What is needed:
Give back the full material, exactly as it reads.
#####
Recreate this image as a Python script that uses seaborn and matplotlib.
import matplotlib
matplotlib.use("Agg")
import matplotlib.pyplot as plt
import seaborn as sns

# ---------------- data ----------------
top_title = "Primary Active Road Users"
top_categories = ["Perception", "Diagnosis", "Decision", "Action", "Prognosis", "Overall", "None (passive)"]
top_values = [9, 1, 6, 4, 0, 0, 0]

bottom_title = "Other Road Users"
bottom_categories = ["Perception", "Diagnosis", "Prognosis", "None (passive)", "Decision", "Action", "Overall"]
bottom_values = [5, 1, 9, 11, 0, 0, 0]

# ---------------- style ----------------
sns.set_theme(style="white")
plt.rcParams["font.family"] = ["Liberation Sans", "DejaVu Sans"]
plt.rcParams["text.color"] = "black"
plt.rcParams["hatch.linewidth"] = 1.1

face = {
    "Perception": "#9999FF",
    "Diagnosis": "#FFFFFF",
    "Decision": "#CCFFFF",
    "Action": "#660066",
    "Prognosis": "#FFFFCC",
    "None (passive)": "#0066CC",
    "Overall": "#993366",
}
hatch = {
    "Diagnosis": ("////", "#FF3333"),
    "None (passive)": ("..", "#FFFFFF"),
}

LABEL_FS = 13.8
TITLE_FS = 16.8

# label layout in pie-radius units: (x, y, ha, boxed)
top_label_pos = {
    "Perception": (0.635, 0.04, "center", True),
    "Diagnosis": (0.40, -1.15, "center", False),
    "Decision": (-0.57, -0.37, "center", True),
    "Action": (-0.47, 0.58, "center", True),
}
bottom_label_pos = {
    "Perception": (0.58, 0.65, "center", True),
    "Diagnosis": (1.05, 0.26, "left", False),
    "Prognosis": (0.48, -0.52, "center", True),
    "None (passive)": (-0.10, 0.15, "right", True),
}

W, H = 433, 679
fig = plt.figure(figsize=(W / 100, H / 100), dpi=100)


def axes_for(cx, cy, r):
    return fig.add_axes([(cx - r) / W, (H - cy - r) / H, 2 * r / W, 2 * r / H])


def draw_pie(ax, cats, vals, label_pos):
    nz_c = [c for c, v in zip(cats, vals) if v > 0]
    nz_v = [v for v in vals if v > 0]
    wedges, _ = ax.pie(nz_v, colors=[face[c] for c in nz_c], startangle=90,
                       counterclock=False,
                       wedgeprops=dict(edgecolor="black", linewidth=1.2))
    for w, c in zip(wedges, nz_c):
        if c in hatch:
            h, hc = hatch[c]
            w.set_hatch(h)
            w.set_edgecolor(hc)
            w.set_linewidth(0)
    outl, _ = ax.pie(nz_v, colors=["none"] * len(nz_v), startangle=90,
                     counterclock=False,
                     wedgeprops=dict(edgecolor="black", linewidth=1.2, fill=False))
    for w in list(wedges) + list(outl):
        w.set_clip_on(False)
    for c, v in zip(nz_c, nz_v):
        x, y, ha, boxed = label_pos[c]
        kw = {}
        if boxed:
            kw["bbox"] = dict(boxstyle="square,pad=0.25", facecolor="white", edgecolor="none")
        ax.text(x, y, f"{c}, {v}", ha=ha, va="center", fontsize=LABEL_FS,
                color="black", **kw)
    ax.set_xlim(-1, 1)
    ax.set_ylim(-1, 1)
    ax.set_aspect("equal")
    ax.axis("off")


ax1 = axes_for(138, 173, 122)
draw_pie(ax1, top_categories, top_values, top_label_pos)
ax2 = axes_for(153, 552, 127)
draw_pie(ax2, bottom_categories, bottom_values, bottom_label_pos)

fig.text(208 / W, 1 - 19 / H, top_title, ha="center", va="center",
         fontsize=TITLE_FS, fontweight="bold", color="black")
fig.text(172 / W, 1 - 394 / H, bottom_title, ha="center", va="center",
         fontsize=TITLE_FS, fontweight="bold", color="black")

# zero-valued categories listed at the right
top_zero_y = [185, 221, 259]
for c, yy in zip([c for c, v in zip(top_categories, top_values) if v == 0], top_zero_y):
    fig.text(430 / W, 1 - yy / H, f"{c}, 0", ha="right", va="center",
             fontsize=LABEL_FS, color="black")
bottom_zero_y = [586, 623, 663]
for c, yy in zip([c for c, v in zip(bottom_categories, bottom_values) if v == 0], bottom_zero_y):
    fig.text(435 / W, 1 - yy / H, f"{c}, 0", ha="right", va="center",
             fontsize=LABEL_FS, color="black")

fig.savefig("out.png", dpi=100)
#####
The response:
Recreate this image as a Python script that uses seaborn and matplotlib.
import matplotlib
matplotlib.use("Agg")
import matplotlib.pyplot as plt
import seaborn as sns

# ---------------- data ----------------
top_title = "Primary Active Road Users"
top_categories = ["Perception", "Diagnosis", "Decision", "Action", "Prognosis", "Overall", "None (passive)"]
top_values = [9, 1, 6, 4, 0, 0, 0]

bottom_title = "Other Road Users"
bottom_categories = ["Perception", "Diagnosis", "Prognosis", "None (passive)", "Decision", "Action", "Overall"]
bottom_values = [5, 1, 9, 11, 0, 0, 0]

# ---------------- style ----------------
sns.set_theme(style="white")
plt.rcParams["font.family"] = ["Liberation Sans", "DejaVu Sans"]
plt.rcParams["text.color"] = "black"
plt.rcParams["hatch.linewidth"] = 1.1

face = {
    "Perception": "#9999FF",
    "Diagnosis": "#FFFFFF",
    "Decision": "#CCFFFF",
    "Action": "#660066",
    "Prognosis": "#FFFFCC",
    "None (passive)": "#0066CC",
    "Overall": "#993366",
}
hatch = {
    "Diagnosis": ("////", "#FF3333"),
    "None (passive)": ("..", "#FFFFFF"),
}

LABEL_FS = 13.8
TITLE_FS = 16.8

# label layout in pie-radius units: (x, y, ha, boxed)
top_label_pos = {
    "Perception": (0.635, 0.04, "center", True),
    "Diagnosis": (0.40, -1.15, "center", False),
    "Decision": (-0.57, -0.37, "center", True),
    "Action": (-0.47, 0.58, "center", True),
}
bottom_label_pos = {
    "Perception": (0.58, 0.65, "center", True),
    "Diagnosis": (1.05, 0.26, "left", False),
    "Prognosis": (0.48, -0.52, "center", True),
    "None (passive)": (-0.10, 0.15, "right", True),
}

W, H = 433, 679
fig = plt.figure(figsize=(W / 100, H / 100), dpi=100)


def axes_for(cx, cy, r):
    return fig.add_axes([(cx - r) / W, (H - cy - r) / H, 2 * r / W, 2 * r / H])


def draw_pie(ax, cats, vals, label_pos):
    nz_c = [c for c, v in zip(cats, vals) if v > 0]
    nz_v = [v for v in vals if v > 0]
    wedges, _ = ax.pie(nz_v, colors=[face[c] for c in nz_c], startangle=90,
                       counterclock=False,
                       wedgeprops=dict(edgecolor="black", linewidth=1.2))
    for w, c in zip(wedges, nz_c):
        if c in hatch:
            h, hc = hatch[c]
            w.set_hatch(h)
            w.set_edgecolor(hc)
            w.set_linewidth(0)
    outl, _ = ax.pie(nz_v, colors=["none"] * len(nz_v), startangle=90,
                     counterclock=False,
                     wedgeprops=dict(edgecolor="black", linewidth=1.2, fill=False))
    for w in list(wedges) + list(outl):
        w.set_clip_on(False)
    for c, v in zip(nz_c, nz_v):
        x, y, ha, boxed = label_pos[c]
        kw = {}
        if boxed:
            kw["bbox"] = dict(boxstyle="square,pad=0.25", facecolor="white", edgecolor="none")
        ax.text(x, y, f"{c}, {v}", ha=ha, va="center", fontsize=LABEL_FS,
                color="black", **kw)
    ax.set_xlim(-1, 1)
    ax.set_ylim(-1, 1)
    ax.set_aspect("equal")
    ax.axis("off")


ax1 = axes_for(138, 173, 122)
draw_pie(ax1, top_categories, top_values, top_label_pos)
ax2 = axes_for(153, 552, 127)
draw_pie(ax2, bottom_categories, bottom_values, bottom_label_pos)

fig.text(208 / W, 1 - 19 / H, top_title, ha="center", va="center",
         fontsize=TITLE_FS, fontweight="bold", color="black")
fig.text(172 / W, 1 - 394 / H, bottom_title, ha="center", va="center",
         fontsize=TITLE_FS, fontweight="bold", color="black")

# zero-valued categories listed at the right
top_zero_y = [185, 221, 259]
for c, yy in zip([c for c, v in zip(top_categories, top_values) if v == 0], top_zero_y):
    fig.text(430 / W, 1 - yy / H, f"{c}, 0", ha="right", va="center",
             fontsize=LABEL_FS, color="black")
bottom_zero_y = [586, 623, 663]
for c, yy in zip([c for c, v in zip(bottom_categories, bottom_values) if v == 0], bottom_zero_y):
    fig.text(435 / W, 1 - yy / H, f"{c}, 0", ha="right", va="center",
             fontsize=LABEL_FS, color="black")

fig.savefig("out.png", dpi=100)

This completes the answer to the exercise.